Tutto questo lascia perplessi. Si sono ripetuti negli anni errori già fatti. Eccessiva costruzione di dighe che hanno finito per modificare l’equilibrio idrogeologico. La considerazione totalmente sbagliata, ma che si sarebbe già dovuta superare che esistesse un potere autodepurativo o di diluizione degli scarichi praticamente infinito. Ma se tutto questo poteva essere comprensibile a metà ottocento, quando il fenomeno chiamato la “grande puzza di Londra” diede il primo segnale di allarme dell’effetto disastroso dei reflui non trattati nelle acque di un fiume, questa situazioni oggigiorno lasciano sbigottiti.
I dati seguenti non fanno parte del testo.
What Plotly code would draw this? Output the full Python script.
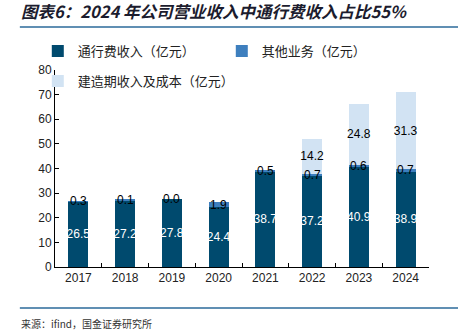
import plotly.graph_objects as go

years = ["2017", "2018", "2019", "2020", "2021", "2022", "2023", "2024"]
toll = [26.5, 27.2, 27.8, 24.4, 38.7, 37.2, 40.9, 38.9]
other = [0.3, 0.1, 0.0, 1.9, 0.5, 0.7, 0.6, 0.7]
construction = [None, None, None, None, None, 14.2, 24.8, 31.3]

names = ["通行费收入（亿元）", "其他业务（亿元）", "建造期收入及成本（亿元）"]
colors = ["#004A6E", "#3E7FBE", "#D2E3F3"]
title = "图表6：2024 年公司营业收入中通行费收入占比55%"
source = "来源：ifind，国金证券研究所"

num_font = "Arial, Liberation Sans, sans-serif"
cjk_font = "Noto Sans CJK SC, sans-serif"

fig = go.Figure()
fig.add_trace(go.Bar(
    x=years, y=toll, name=names[0], marker=dict(color=colors[0], line=dict(width=0)),
    text=[f"{v:.1f}" for v in toll], textposition="inside", insidetextanchor="middle",
    textangle=0, textfont=dict(color="white", size=12, family=num_font), legend="legend",
))
fig.add_trace(go.Bar(
    x=years, y=other, name=names[1], marker=dict(color=colors[1], line=dict(width=0)),
    textposition="none", legend="legend",
))
fig.add_trace(go.Bar(
    x=years, y=construction, name=names[2], marker=dict(color=colors[2], line=dict(width=0)),
    text=[f"{v:.1f}" if v is not None else "" for v in construction],
    textposition="inside", insidetextanchor="middle", textangle=0,
    textfont=dict(color="black", size=12, family=num_font), legend="legend2",
))

# labels for the thin "other" segment, centred on the segment (x given as category index)
for i, (base, v) in enumerate(zip(toll, other)):
    fig.add_annotation(
        x=i, y=base + v / 2, text=f"{v:.1f}", showarrow=False,
        xref="x", yref="y", yanchor="middle",
        font=dict(family=num_font, size=12, color="black"),
    )

fig.update_layout(
    barmode="stack",
    bargap=0.57,
    width=458, height=330,
    margin=dict(l=55, r=29, t=70, b=63),
    paper_bgcolor="white", plot_bgcolor="white",
    uniformtext=dict(minsize=12, mode="show"),
    font=dict(family=num_font, size=12, color="#222222"),
    legend=dict(
        orientation="h", x=-0.046, y=1.096, xanchor="left", yanchor="middle",
        xref="paper", yref="paper", entrywidth=139, entrywidthmode="pixels",
        traceorder="normal",
        font=dict(family=cjk_font, size=13, color="#222222"),
        bgcolor="rgba(0,0,0,0)", itemwidth=30,
    ),
    legend2=dict(
        orientation="h", x=-0.046, y=0.944, xanchor="left", yanchor="middle",
        xref="paper", yref="paper",
        font=dict(family=cjk_font, size=13, color="#222222"),
        bgcolor="rgba(0,0,0,0)", itemwidth=30,
    ),
    showlegend=True,
)

fig.update_xaxes(
    type="category", showline=True, linecolor="black", linewidth=1,
    ticks="inside", ticklen=4, tickcolor="black", tickson="boundaries",
    tickfont=dict(family=num_font, size=12, color="#222222"),
    showgrid=False, zeroline=False,
)
fig.update_yaxes(
    range=[0, 80], dtick=10, showline=True, linecolor="black", linewidth=1,
    ticks="inside", ticklen=4, tickcolor="black",
    tickfont=dict(family=num_font, size=12, color="#222222"),
    showgrid=False, zeroline=False,
)

# title, rules and source
fig.add_annotation(
    text=f"<b><i>{title}</i></b>", xref="paper", yref="paper",
    x=-0.095, y=1.0, xanchor="left", yanchor="bottom", yshift=45, showarrow=False,
    font=dict(family=cjk_font, size=16.5, color="#1C1C2E"),
)
for yy in (1.218, -0.208):
    fig.add_shape(type="line", xref="paper", yref="paper", x0=-0.094, x1=1.08,
                  y0=yy, y1=yy, line=dict(color="#2B6A9A", width=1.5))
fig.add_annotation(
    text=source, xref="paper", yref="paper", x=-0.095, y=0, xanchor="left",
    yanchor="top", yshift=-47, showarrow=False,
    font=dict(family=cjk_font, size=10, color="#333333"),
)

fig.write_html("out.html")
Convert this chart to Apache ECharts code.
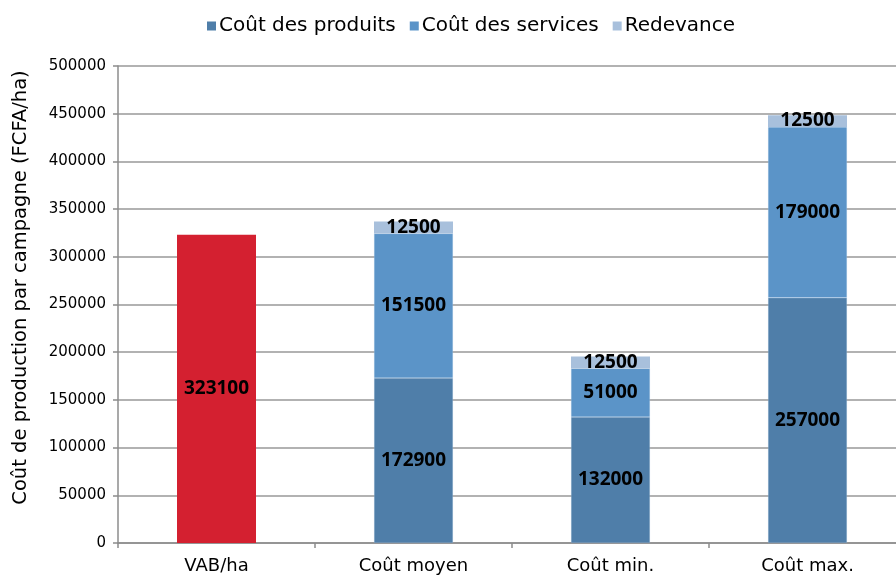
<!DOCTYPE html>
<html>
<head>
<meta charset="utf-8">
<script src="https://cdn.jsdelivr.net/npm/echarts@6/dist/echarts.min.js"></script>
<style>
  html, body { margin: 0; padding: 0; background: #fff; }
  #chart { width: 896px; height: 576px; }
</style>
</head>
<body>
<div id="chart"></div>
<script>
var categories = ["VAB/ha", "Coût moyen", "Coût min.", "Coût max."];
var vab = [323100, "-", "-", "-"];
var coutProduits = ["-", 172900, 132000, 257000];
var coutServices = ["-", 151500, 51000, 179000];
var redevance = ["-", 12500, 12500, 12500];

var font = "DejaVu Sans";
var labelStyle = {
  show: true,
  position: "inside",
  color: "#000",
  fontWeight: "bold",
  fontSize: 19,
  fontFamily: "Open Sans"
};
// fine light seam between stacked segments
var seam = { borderColor: "rgba(190,210,235,0.45)", borderWidth: 0.5 };

var chart = echarts.init(document.getElementById("chart"));
chart.setOption({
  backgroundColor: "#fff",
  animation: false,
  legend: {
    data: ["Coût des produits", "Coût des services", "Redevance"],
    top: 11,
    left: 202,
    itemWidth: 9,
    itemHeight: 9,
    itemGap: 14,
    icon: "rect",
    itemStyle: { borderWidth: 0 },
    textStyle: { fontSize: 20, fontFamily: font, color: "#000", padding: [0, 0, 0, -2] }
  },
  grid: { left: 118, top: 66, width: 788, height: 477, outerBoundsMode: "none", containLabel: false },
  xAxis: {
    type: "category",
    data: categories,
    axisLine: { lineStyle: { color: "#8c8c8c", width: 1.5 } },
    axisTick: { show: true, length: 5, lineStyle: { color: "#8c8c8c", width: 1.5 } },
    axisLabel: { fontSize: 18, fontFamily: font, color: "#000", margin: 14 }
  },
  yAxis: {
    type: "value",
    min: 0,
    max: 500000,
    interval: 50000,
    name: "Coût de production par campagne (FCFA/ha)",
    nameLocation: "middle",
    nameGap: 87,
    nameTextStyle: { fontSize: 19.5, fontFamily: font, color: "#000", padding: [0, 0, 0, 34] },
    axisLine: { show: true, lineStyle: { color: "#8c8c8c", width: 1.5 } },
    axisTick: { show: true, length: 5, lineStyle: { color: "#8c8c8c", width: 1.5 } },
    axisLabel: {
      fontSize: 15,
      fontFamily: font,
      color: "#000",
      margin: 12,
      formatter: function (v) { return String(v); }
    },
    splitLine: { lineStyle: { color: "#999", width: 1.5 } }
  },
  series: [
    {
      name: "VAB",
      type: "bar",
      stack: "total",
      barWidth: 79,
      data: vab,
      itemStyle: { color: "#d42030" },
      label: labelStyle
    },
    {
      name: "Coût des produits",
      type: "bar",
      stack: "total",
      barWidth: 79,
      data: coutProduits,
      itemStyle: Object.assign({ color: "#4f7ea9" }, seam),
      label: labelStyle
    },
    {
      name: "Coût des services",
      type: "bar",
      stack: "total",
      barWidth: 79,
      data: coutServices,
      itemStyle: Object.assign({ color: "#5b94c8" }, seam),
      label: labelStyle
    },
    {
      name: "Redevance",
      type: "bar",
      stack: "total",
      barWidth: 79,
      data: redevance,
      itemStyle: { color: "#a8c0dc" },
      label: labelStyle
    }
  ]
});
</script>
</body>
</html>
Il fiume Yangze presso Shangai

 E ovvio che si debbano adottare tutte le misure del caso. E che questo lavoro debba coinvolgere più soggetti in un grande lavoro. Ma rimane come sospeso il problema fondamentale. Che a mio parere non credo sia esagerato definire antropologico, ancor prima che sociale. La presa di coscienza che occorre che siano cambiati diversi atteggiamenti. Che insistere nel considerare i fiumi i collettori di scarico non solo dei nostri rifiuti metabolici , o dei nostri residui industriali, ma anche della nostra incapacità di immaginare e costruire un nuovo modo di pensare a come utilizziamo le risorse del pianeta, in special modo quelle non rinnovabili. Qualcuno potrebbe obbiettare che in teoria l’acqua non è una risorsa non rinnovabile, ed avrebbe ragione. L’acqua ha un ciclo. Ma questo ciclo è ormai disequilibrato. Esistono innumerevoli tecniche di trattamento delle acque. Alcune sono tecniche mature, altre emergenti. Ma è un errore concettuale grave quello di affidare le nostre speranze, in maniera acritica alla sola tecnologia. E quindi le riserve di acqua di buona qualità vanno tutelate. E vanno differenziati gli usi dell’acqua. Occorre un cambiamento di mentalità, ed occorre iniziare il prima possibile a metterlo in pratica. La chimica ha davanti a se la necessità di modificare i propri cicli di produzione, attivandosi per trovare il modo di non produrre molecole biorefrattarie. Lo sta già facendo attraversando un suo cambiamento intrinseco. Ma non può essere vista come la sola responsabile. E’ importante un grande mutamento che per prima cosa ci faccia riscoprire il valore della consapevolezza. Tutto dovrebbe partire da questo. Dal ritornare a guardare la realtà delle cose.

Un pensiero su “Acque amare

  1. Nella “2030 Agenda for Sustainable Development” approvata da United Nation Organization nel settembre 2015 (https://sustainabledevelopment.un.org/post2015/transformingourworld) un obiettivo è acqua sana per tutti. Mi associo all’idea di un mutamento antropologico, probabilmente l’uomo in quanto unico essere cosciente e capace di ragionamento astratto, si evolve inseguendo l’ambizione individuale consumando più risorse del necessario. Oggi la Conoscenza collettiva è consapevole che questo tipo di sviluppo mina l’esistenza stessa della specie ma i comportamenti individuali sono ancora improntati all’egoismo. Da un lato si parla di economia circolare dall’altro di decrescita felice ma a livello di aspettative individuali la crescita è ancora la cultura dominante a tutte le latitudini.